EAL: Probe PCI driver: net_mana (1414:ba) device: 7870:00:00.0 (socket 0)
mana_arg_parse_callback(): key=mac value=00:0d:3a:76:3b:d0 index=0
mana_init_once(): MP INIT PRIMARY
mana_pci_probe_mac(): Probe device name mana_0 dev_name uverbs0 ibdev_path /sys/class/infiniband/mana_0
mana_probe_port(): device located port 2 address 00:0D:3A:76:3B:D0
mana_probe_port(): ibv_alloc_parent_domain failed port 2
mana_pci_probe_mac(): Probe on IB port 2 failed -12
EAL: Requested device 7870:00:00.0 cannot be used
EAL: Bus (pci) probe failed.
hn_vf_attach(): Couldn't find port for VF
hn_vf_add(): RNDIS reports VF but device not found, retrying

This likely results from using a kernel with backported patches for mana_ib with a newer version of rdma-core. The root cause is an interaction between the kernel RDMA drivers and user space rdma-core libraries.

The Linux kernel uapi for RDMA has a list of RDMA provider IDs, in backported versions of the kernel this ID value can differ from the version in the rdma-core libraries.

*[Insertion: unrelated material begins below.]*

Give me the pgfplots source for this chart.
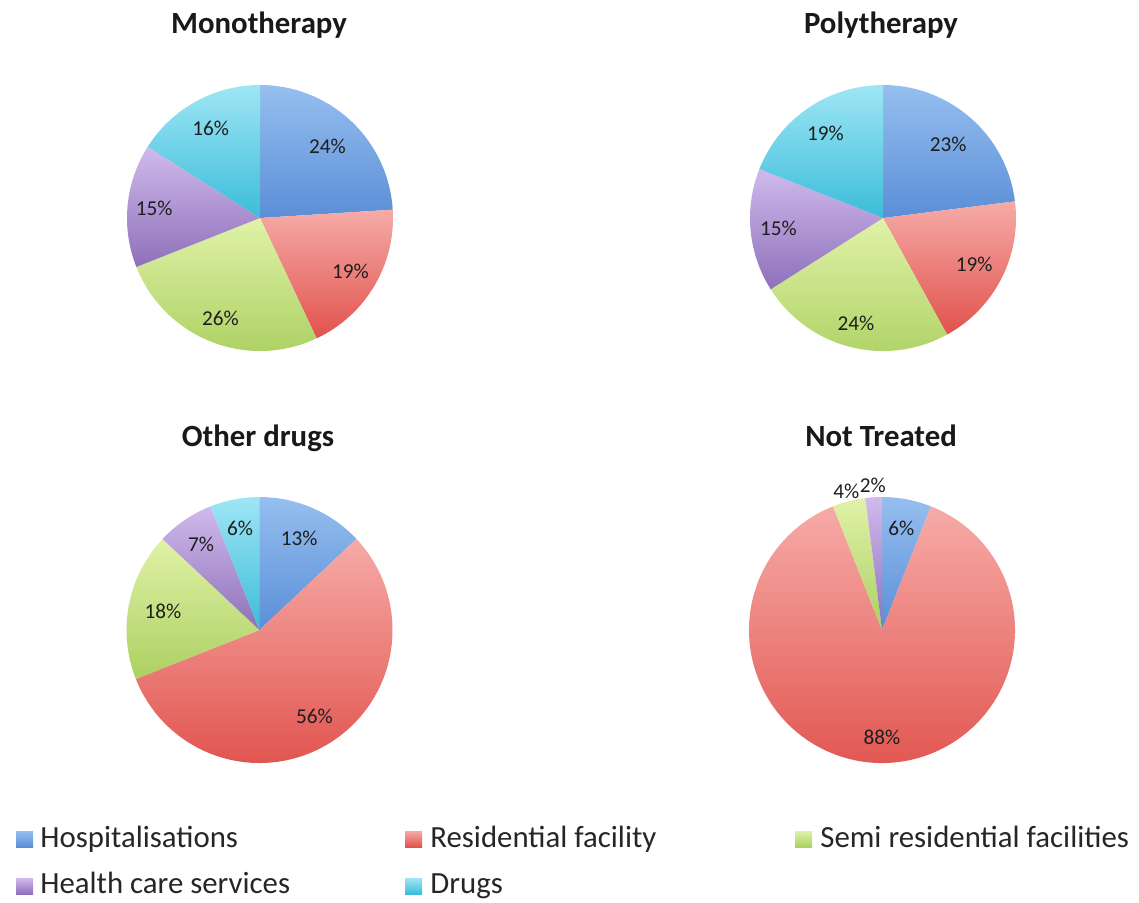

{!NOTE} Example snippets are from Ubuntu 5.150-1045 linux-azure and rdma-core v46.0

// Linux kernel header
// include/uapi/rdma/ib_user_ioctl_verbs.h
enum rdma_driver_id {
	RDMA_DRIVER_UNKNOWN,
	RDMA_DRIVER_MLX5,
	RDMA_DRIVER_MLX4,
	RDMA_DRIVER_CXGB3,
	RDMA_DRIVER_CXGB4,
	RDMA_DRIVER_MTHCA,
	RDMA_DRIVER_BNXT_RE,
	RDMA_DRIVER_OCRDMA,
	RDMA_DRIVER_NES,
	RDMA_DRIVER_I40IW,
	RDMA_DRIVER_IRDMA = RDMA_DRIVER_I40IW,
	RDMA_DRIVER_VMW_PVRDMA,
	RDMA_DRIVER_QEDR,
	RDMA_DRIVER_HNS,
	RDMA_DRIVER_USNIC,
	RDMA_DRIVER_RXE,
	RDMA_DRIVER_HFI1,
	RDMA_DRIVER_QIB,
	RDMA_DRIVER_EFA,
	RDMA_DRIVER_SIW,
	RDMA_DRIVER_MANA, //<- MANA added as last member of enum after backporting
};

// Example mismatched rdma-core ioctl verbs header
// on github: kernel-headers/rdma/ib_user_ioctl_verbs.h
// or in release tar.gz: include/rdma/ib_user_ioctl_verbs.h
enum rdma_driver_id {
	RDMA_DRIVER_UNKNOWN,
	RDMA_DRIVER_MLX5,
	RDMA_DRIVER_MLX4,
	RDMA_DRIVER_CXGB3,
	RDMA_DRIVER_CXGB4,
	RDMA_DRIVER_MTHCA,
	RDMA_DRIVER_BNXT_RE,
	RDMA_DRIVER_OCRDMA,
	RDMA_DRIVER_NES,
	RDMA_DRIVER_I40IW,
	RDMA_DRIVER_IRDMA = RDMA_DRIVER_I40IW,
	RDMA_DRIVER_VMW_PVRDMA,
	RDMA_DRIVER_QEDR,
	RDMA_DRIVER_HNS,
	RDMA_DRIVER_USNIC,
	RDMA_DRIVER_RXE,
	RDMA_DRIVER_HFI1,
	RDMA_DRIVER_QIB,
	RDMA_DRIVER_EFA,
	RDMA_DRIVER_SIW,
	RDMA_DRIVER_ERDMA,  // <- This upstream has two additional providers
	RDMA_DRIVER_MANA,   // <- So MANA's ID in the enum does not match
};

This mismatch results in the MANA provider code failing to load. Use gdb to trace the execution of dpdk-testpmd to confirm the ERDMA provider is loaded instead of the MANA provider. The MANA driver_id must be consistent for both the kernel and rdma-core. The MANA PMD loads correctly when those IDs match.